Smart Grid

How the U.S. Grid’s Unpredictability Increases Its Security

Experts have decried congressional and academic reliance on a mathematical model for understanding complex systems that suggests an attack on a small part of the U.S. power grid could disrupt the entire power system network.

“Some modelers have gotten so fascinated with these abstract networks that they’ve ignored the physics of how things actually work—like electricity infrastructure,” said Paul Hines, University of Vermont assistant professor at the College of Engineering and Mathematical Sciences. “And this can lead you grossly astray.”
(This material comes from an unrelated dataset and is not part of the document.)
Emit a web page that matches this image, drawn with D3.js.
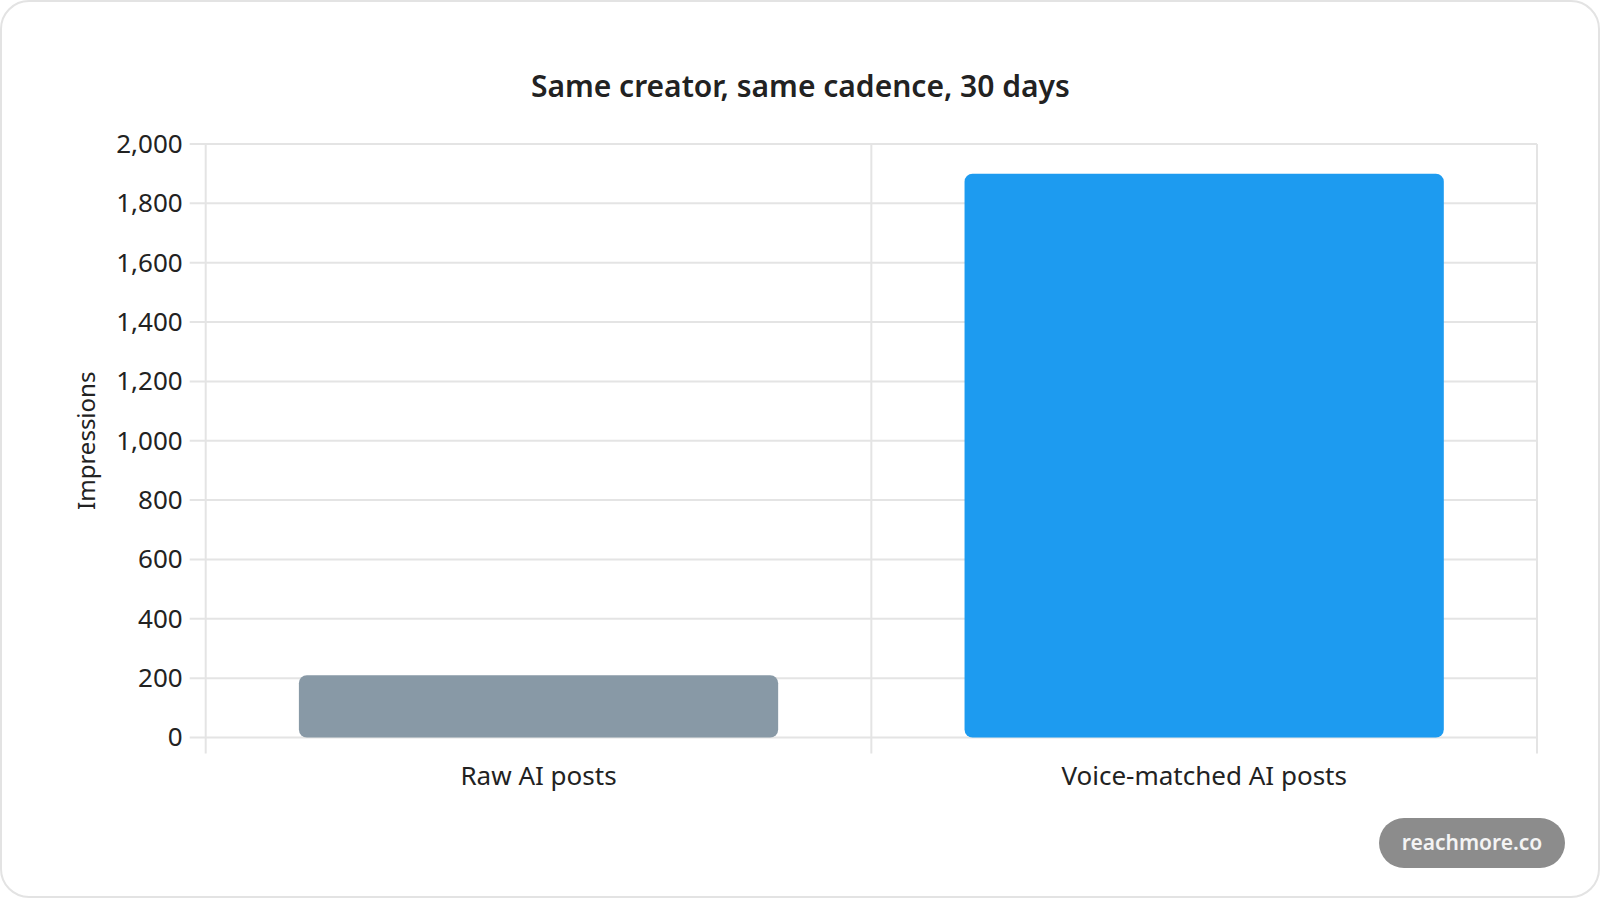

Hines pointed specifically at a model described in a scientific study in the journal Safety Science (Dec. 2009) ; the paper was cited by a military analyst at a congressional hearing this March when he warned of how an attack on an unimportant part of the U.S. power grid might, like dominoes, bring the whole grid down. A similar paper was published in the journal Nature the following month that presented a model of how a cascade of failing interconnected networks led to a countrywide blackout in Italy in 2003.

According to Hines, the so-called topographical model in the Safety Science paper came to the “highly counter-intuitive conclusion” that the smallest, lowest-flow parts of the electrical system—a minor substation in a neighborhood, for example—were likely to be the most effective spots for a targeted attack to bring down the U.S. grid.

A study published by Hines and Penn State’s Seth Blumsack in the journal Chaos this September found just the opposite. Drawing on real-world data from the eastern U.S. power grid and accounting for the two most important laws of physics governing the flow of electricity, they show that “the most vulnerable locations are the ones that have most flow through them,” such as highly connected transformers and major power-generating stations. “If the government takes these topological models seriously,” Hines said, “and changes their investment strategy to put walls around the substations that have the least amount of flow—it would be a massive waste of resources.”

As Hines explained, many topological models are basically graphs of connected links and nodes that represent the flows and paths within a system. When a node changes or fails, its nearest connected neighbor will often change or fail next. “This abstraction has provided profound insights into many complex systems, like river networks, supply chains, and highway traffic. But electricity is strange and the US electric grid even stranger.”

Hines pointed to the August 2003 blackout, which started in Ohio and then spread to New York City. Cleveland went down, and soon Toronto was affected. “The blackout was able to jump over long distances” because, “when a transmission line fails—instantly, at nearly the speed of light, everything changes. Everything that is connected will change just a little bit, but in ways that are hard to predict.” This is compounded by the fact that the U.S. electric grid is more an “intractable patchwork of history than a rational design,” he said.

Using real-world data from a 2005 North American Electric Reliability Corp. test case, Hines and Blumsack compared how vulnerable parts of the grid appeared in the differing models. The topological measures—so-called “characteristic path lengths” and “connectivity loss” between nodes—came up with dramatically different and less-accurate results than a model that calculated blackout size driven by the two rules that most influence actual electric transmissions: Ohm’s and Kirchhoff’s laws.

The study, funded by the National Science Foundation, shows that the electric grid “is probably more secure than many people realize—because it is so unpredictable.”

“Our system is quite robust to small things failing—which is very good,” Hines said. “Even hurricanes have trouble taking out power systems. Hurricanes do cause power system failures, but they don’t often take out the whole system.”

“It takes an incredible amount of information,” he concluded, “to really figure out how to make the grid fail.”